The impact of the transition would be felt unevenly across sectors, countries, and communities. Countries reliant on fossil fuels are most exposed to the shifts in a net-zero transition, although they have growth prospects as well. About 40 per cent of India’s GDP is in sectors most exposed to the transition, compared to about 20 per cent in many developed countries, according to McKinsey. 

Power generation would scale substantially and roughly double compared with today. Globally, the greatest increases in demand would be in sub-Saharan Africa (a sevenfold increase compared with today), India (fourfold), and emerging markets in Asia (threefold). About 95 per cent of electricity generation globally in this scenario in 2050 would come from sources other than fossil fuel combustion. 

"Asset stranding would be an acute risk in India as emissions-intensive assets are retired. The average age of coal power plants in India is less than 15 years, compared with more than 30 years in the United States," said the report. 

Despite India’s physical and transition risk exposure, India has an abundance of low-emission or critical transition resources and is geographically positioned to become a leader in the transition.

For instance, India has a high solar potential (5.1 kWh/m2/day) and potential for CO2 abatement through reforestation and afforestation (16 tonnes/km2).

“The economic transition to achieve net-zero will be complex and challenging, but India’s abundance of low-emission or critical transition resources and geographical position could allow it to become a leader in the transition. Our findings serve as a clear call for a well-considered, urgent, national plan, as an imperative for India to secure an orderly transition to net zero,” said Rajat Gupta, Senior Partner at McKinsey and Asia leader of McKinsey Sustainability. 

Globally, spending on physical assets for energy and land use systems would total around $275 trillion through 2050 — rising by $3.5 trillion per year for the next 30 years to about $9.2 trillion annually, as high-emissions activities are ramped down and low-emissions activities ramped up. 
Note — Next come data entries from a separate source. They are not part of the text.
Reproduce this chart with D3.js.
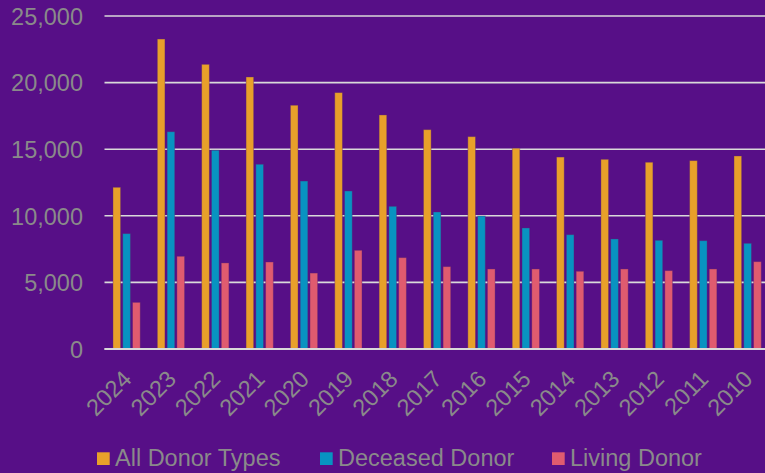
<!DOCTYPE html>
<html><head><meta charset="utf-8">
<script src="https://cdn.jsdelivr.net/npm/d3@7"></script>
<style>html,body{margin:0;padding:0;background:#570f87;}svg{display:block;}</style>
</head><body>
<svg id="chart" width="765" height="473"></svg>
<script>
const years = ["2024","2023","2022","2021","2020","2019","2018","2017","2016","2015","2014","2013","2012","2011","2010"];
const allDonor = [12140,23270,21370,20420,18300,19245,17570,16465,15940,15070,14410,14240,14020,14140,14490];
const deceased = [8660,16310,14920,13870,12610,11860,10710,10285,9985,9085,8580,8260,8160,8130,7935];
const living = [3500,6960,6460,6530,5700,7410,6855,6180,6005,6005,5835,6005,5880,6005,6555];
const seriesNames = ["All Donor Types","Deceased Donor","Living Donor"];
const colors = ["#e8a02a","#0893c1","#e05b6f"];
const yTicks = [0,5000,10000,15000,20000,25000];

const svg = d3.select("#chart");
const W = 765, H = 473;
const left = 104.5, step = 44.36;
const x = d3.scaleBand().domain(years).range([left, left + step*years.length]).paddingInner(0).paddingOuter(0);
const y = d3.scaleLinear().domain([0,25000]).range([349,16]);
const inner = d3.scaleBand().domain([0,1,2]).range([0, 29.4]);
const xOff = (step - 29.4)/2 + 1;

const font = "'Liberation Sans', Arial, sans-serif";
const txt = "#8a8a8a";

// gridlines
svg.append("g").selectAll("line").data(yTicks).join("line")
  .attr("x1", left).attr("x2", W)
  .attr("y1", d => y(d)).attr("y2", d => y(d))
  .attr("stroke", "#d9d9d9").attr("stroke-width", 1.6);

// y axis labels
const yAxis = d3.axisLeft(y).tickValues(yTicks).tickFormat(d3.format(",")).tickSize(0).tickPadding(0);
const gy = svg.append("g").attr("transform", "translate(83,0)").call(yAxis);
gy.select(".domain").remove();
gy.selectAll("text").attr("fill", txt).style("font-family", font).style("font-size", "23.5px").attr("dy","0.35em");

// bars
const series = [allDonor, deceased, living];
series.forEach((vals, si) => {
  svg.append("g").selectAll("rect").data(vals).join("rect")
    .attr("x", (d,i) => x(years[i]) + xOff + inner(si))
    .attr("width", 7.6)
    .attr("y", d => y(d))
    .attr("height", d => y(0) - y(d))
    .attr("fill", colors[si])
    .attr("stroke", "rgba(90,40,110,0.45)").attr("stroke-width", 0.8);
});

// baseline
svg.append("line").attr("x1", left).attr("x2", W).attr("y1", y(0)).attr("y2", y(0))
  .attr("stroke", "#d9d9d9").attr("stroke-width", 1.8);

// x axis labels
const xAxis = d3.axisBottom(x).tickSize(0).tickPadding(0);
const gx = svg.append("g").attr("transform", "translate(0,349)").call(xAxis);
gx.select(".domain").remove();
gx.selectAll("text")
  .attr("fill", txt).style("font-family", font).style("font-size", "23.5px")
  .attr("text-anchor", "end")
  .attr("dy", null).attr("y", 0)
  .attr("transform", "translate(2,27) rotate(-45)")
  .attr("dominant-baseline", "middle");

// legend
const legX = [97, 320, 552];
const leg = svg.append("g");
seriesNames.forEach((n, i) => {
  leg.append("rect").attr("x", legX[i]).attr("y", 452.3).attr("width", 12.7).attr("height", 12.7).attr("fill", colors[i]);
  leg.append("text").attr("x", legX[i] + 18).attr("y", 466).attr("fill", txt)
    .style("font-family", font).style("font-size", "23.5px").text(n);
});
</script>
</body></html>
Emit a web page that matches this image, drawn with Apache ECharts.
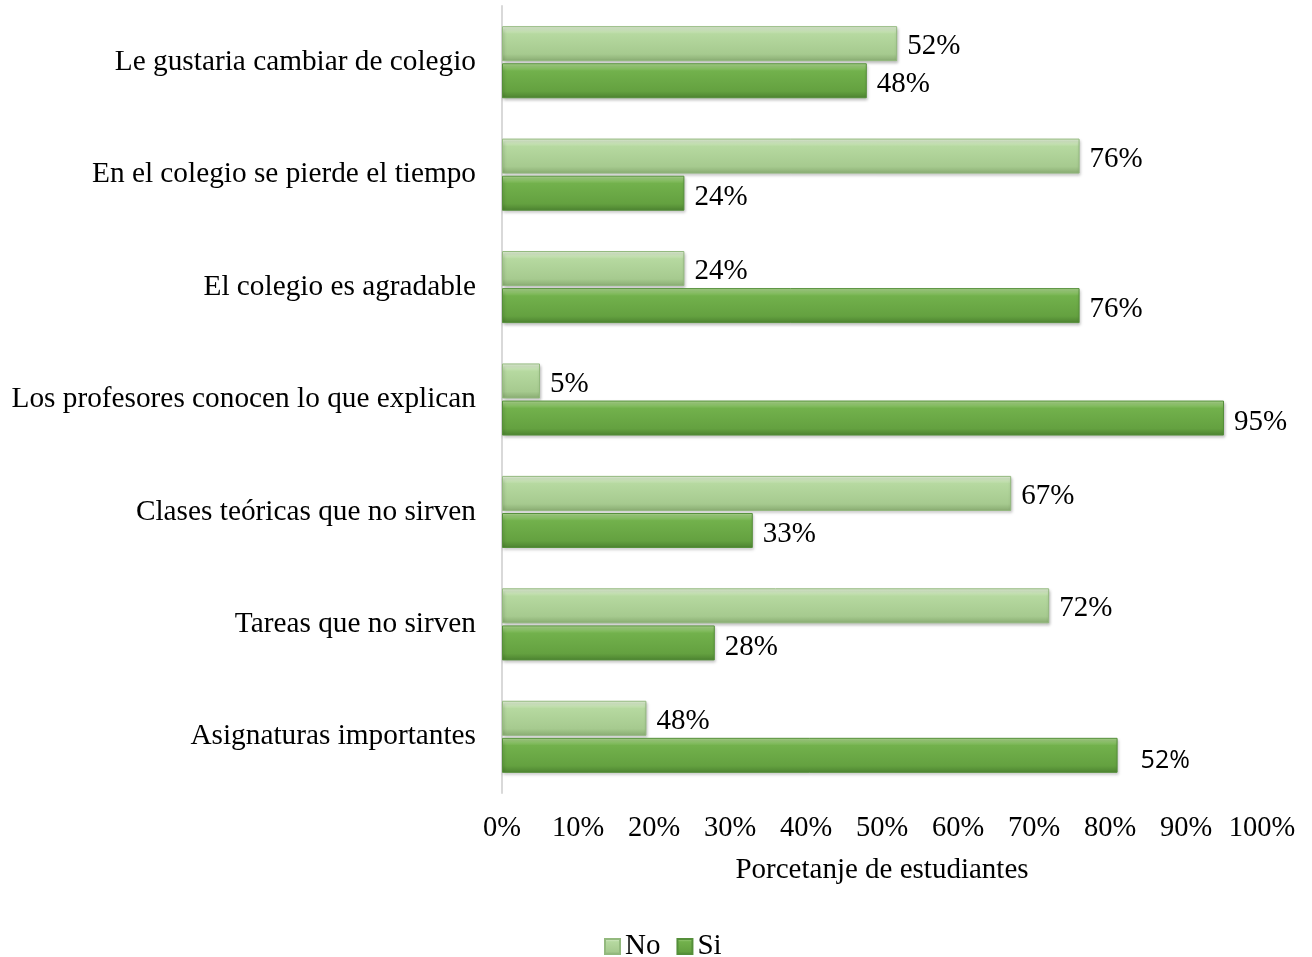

Accounting for expected increases in spending, as incomes and populations grow, as well as for currently legislated transition policies, the required increase in spending would be lower, but still about $1 trillion. Spending would be front-loaded as global capital spending could rise to as high as 8.8 per cent of global GDP by 2030 before falling back to 7.5 per cent of GDP by 2050, McKinsey noted.